The cylindrical shape is the key, according to CEO Gronet. Conventional rooftop solar panels must be tilted to absorb direct sunlight as they aren’t efficient at producing electricity from diffuse light. But the round Solyndra module collects sunlight from all angles, including rays reflected from rooftops. That allows the modules, 40 to a panel, to sit flat and packed tightly together on commercial rooftops, maximizing the amount of space for power production.
“We can cover twice as much roofspace as conventional solar panels and they can be installed in one-third the time,” says Gronet, a boyish 46-year-old who holds a Stanford Ph.D. in semiconductor processing and was an 11-year veteran of chip equipment maker Applied Materials (AMAT) before he started Solyndra in May 2005.
And because air flows through the panels they stay cooler and don’t need to be attached to the roof to withstand strong winds. That means installers simply clip on mounting stands and then snap the panels together like Legos.
“For flat commercial rooftops this is game-changing technology,” said Manfred Bachler, chief technical officer at European solar installation giant Phoenix Solar, in a statement.
Solyndra’s target is the 30 billion square feet of flat roofspace found on big box stores and other buildings in the U.S., according to Navigant Consulting – a potential $650 billion solar market. The emerging business model is for a solar developer to finance, install and operate a commercial solar array and then sell the electricity to the rooftop owner. Solyndra’s business is to supply the solar panels to the installers, a market crowded with competitors like SunPower (SPWRA) and Suntech (STP).

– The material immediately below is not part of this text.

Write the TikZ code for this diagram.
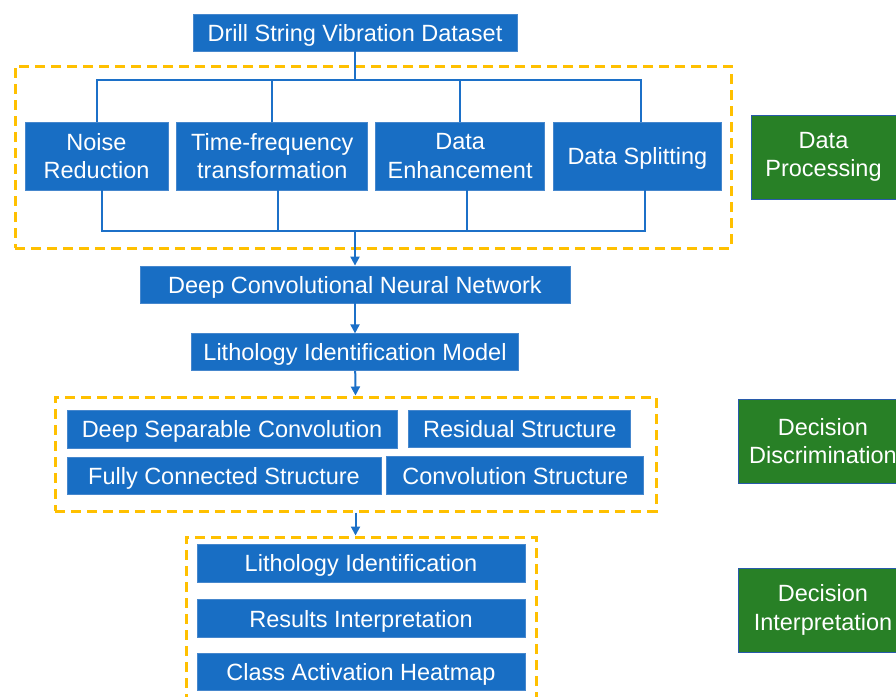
\documentclass[tikz,border=0pt]{standalone}
\usepackage{fontspec}
\setmainfont{Liberation Sans}
\usetikzlibrary{positioning, arrows.meta}

\definecolor{boxblue}{RGB}{24,110,196}
\definecolor{edgeblue}{RGB}{70,135,205}
\definecolor{lineblue}{RGB}{28,112,200}
\definecolor{stagegreen}{RGB}{40,128,38}
\definecolor{stageedge}{RGB}{40,90,170}
\definecolor{dashgold}{RGB}{255,192,0}

\tikzset{
    box/.style={draw=edgeblue, line width=0.8pt, fill=boxblue, text=white,
        inner sep=0pt, align=center, font=\fontsize{23.5}{28.5}\selectfont},
    oneline/.style={text height=17pt, text depth=0pt},
    stage/.style={box, fill=stagegreen, draw=stageedge, minimum height=84pt},
    group/.style={draw=dashgold, line width=3pt, dash pattern=on 10pt off 6pt, inner sep=0pt},
    link/.style={draw=lineblue, line width=2pt},
    flow/.style={link, -{Triangle[length=9pt,width=9pt]}},
}

\begin{document}
\begin{tikzpicture}[x=1pt, y=-1pt]
        \clip (0,0) rectangle (896,696);

        % dashed groups
        \node[group, minimum width=716pt, minimum height=182pt] (prep)   at (373,157)   {};
        \node[group, minimum width=601pt, minimum height=114pt] (struct) at (355.5,454) {};
        \node[group, minimum width=350pt, minimum height=183pt] (interp) at (361,628.5) {};

        % main flow
        \node[box, oneline, minimum width=324pt, minimum height=37pt] (data) at (355,32.5) {Drill String Vibration Dataset};
        \node[box, minimum width=143pt, minimum height=68pt] (noise) at (96.5,156) {Noise\\Reduction};
        \node[box, minimum width=191pt, minimum height=68pt, right=8pt of noise] (tf)  {Time-frequency\\transformation};
        \node[box, minimum width=169pt, minimum height=68pt, right=7pt of tf]    (enh) {Data\\Enhancement};
        \node[box, oneline, minimum width=168pt, minimum height=68pt, right=8pt of enh] (dsplit) {Data Splitting};

        \node[box, oneline, minimum width=430pt, minimum height=37pt] (dcnn) at (355,284.5) {Deep Convolutional Neural Network};
        \node[box, oneline, minimum width=327pt, minimum height=37pt, below=30pt of dcnn] (lim) {Lithology Identification Model};

        \node[box, oneline, minimum width=330pt, minimum height=38pt] (dsc) at (232,429) {Deep Separable Convolution};
        \node[box, oneline, minimum width=222pt, minimum height=37pt, right=11pt of dsc] (rs) {Residual Structure};
        \node[box, oneline, minimum width=314pt, minimum height=37pt] (fcs) at (224,475.5) {Fully Connected Structure};
        \node[box, oneline, minimum width=257pt, minimum height=38pt, right=5pt of fcs] (cs) {Convolution Structure};

        \node[box, oneline, minimum width=328pt, minimum height=38pt] (li) at (361,563) {Lithology Identification};
        \node[box, oneline, minimum width=328pt, minimum height=38pt, below=17pt of li] (ri)  {Results Interpretation};
        \node[box, oneline, minimum width=328pt, minimum height=37pt, below=15pt of ri] (cah) {Class Activation Heatmap};

        % stage labels
        \node[stage, minimum width=145pt] (dp) at (823.5,157) {Data\\Processing};
        \node[stage, minimum width=170pt] (dd) at (823,441)   {Decision\\Discrimination};
        \node[stage, minimum width=170pt] (di) at (823,610)   {Decision\\Interpretation};

        % connectors
        \coordinate (fork)  at (355,80);
        \coordinate (merge) at (355,231);
        \draw[link] (data) -- (fork);
        \draw[link] (noise.north) |- (fork) -| ([xshift=4pt]dsplit.north);
        \draw[link] (tf.north) -- (tf.north |- fork);
        \draw[link] (enh.north) -- (enh.north |- fork);
        \draw[link] ([xshift=5.5pt]noise.south) |- (merge) -| ([xshift=8pt]dsplit.south);
        \draw[link] ([xshift=5.5pt]tf.south) -- ([xshift=5.5pt]tf.south |- merge);
        \draw[link] ([xshift=6.5pt]enh.south) -- ([xshift=6.5pt]enh.south |- merge);

        \draw[flow] (merge) -- (dcnn);
        \draw[flow] (dcnn) -- (lim);
        \draw[flow] (lim) -- (struct.north);
        \draw[flow] (struct.south) -- (struct.south |- interp.north);
\end{tikzpicture}
\end{document}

A good chunk of the $600 million the company has raised has gone toward building its 300,000-square-foot solar fab. A video Gronet and Truman played for me shows a highly automated factory, with robotic assembly lines and robot carts moving the solar modules through the production process.
The fab – which can produce 110 megawatts’ worth of solar cells a year – already is shipping panels to big customers like Solar Power in the U.S. and Germany’s Phoenix Solar – three-quarters of its $1.2 billion in orders are destined for European companies. Solyndra is in the process of obtaining permits for a second 420-megawatt fab in Fremont; upon its completion, Solyndra would become one of the biggest solar cell manufacturers in North America. (Gronet says a third fab will be built in Europe, Asia or the Middle East.)
That has helped Solyndra attract a long list of investors, from Silicon Valley VCs like CMEA and US Venture Partners to Madrone Capital – the Walton family’s (WMT) private equity fund – and Masdar, the Abu Dhabi company whose mission is to transform the oil-rich emirate into a green tech powerhouse. Another high-profile investor is Richard Branson’s Virgin Green Fund.
“We looked at 117 solar companies and have made two investments, including Solyndra,” says Anup Jacob, a partner at Virgin Green Fund and a Solyndra board member. “Dr. Chris Gronet and his team came out of Applied Materials and really took the best and brightest of Silicon Valley. They’re great scientists and operations people.”
Jacob told Green Wombat that Virgin hired Stanford scientists to evaluate Solyndra’s technology and engineering firms to vet its solar factory. “Because we’re late-stage investors, we were able to look at all their major competitors,” he says. “There’s a number of well-heeled solar companies that have said they are going to do a lot of things but haven’t delivered.”
Virgin concluded that Solyndra could make good on its promise to make solar competitive with traditional sources of electricity. “As a rooftop owner, all you care about is how much electricity you can get from your rooftop at the cheapest price possible,” he says.
One challenge, he adds, was keeping mum about Solyndra. “I gotta tell you that Richard Branson is a guy who loves to talk about what’s he’s doing and it was real effort to honor Solyndra’s wishes to keep quiet.”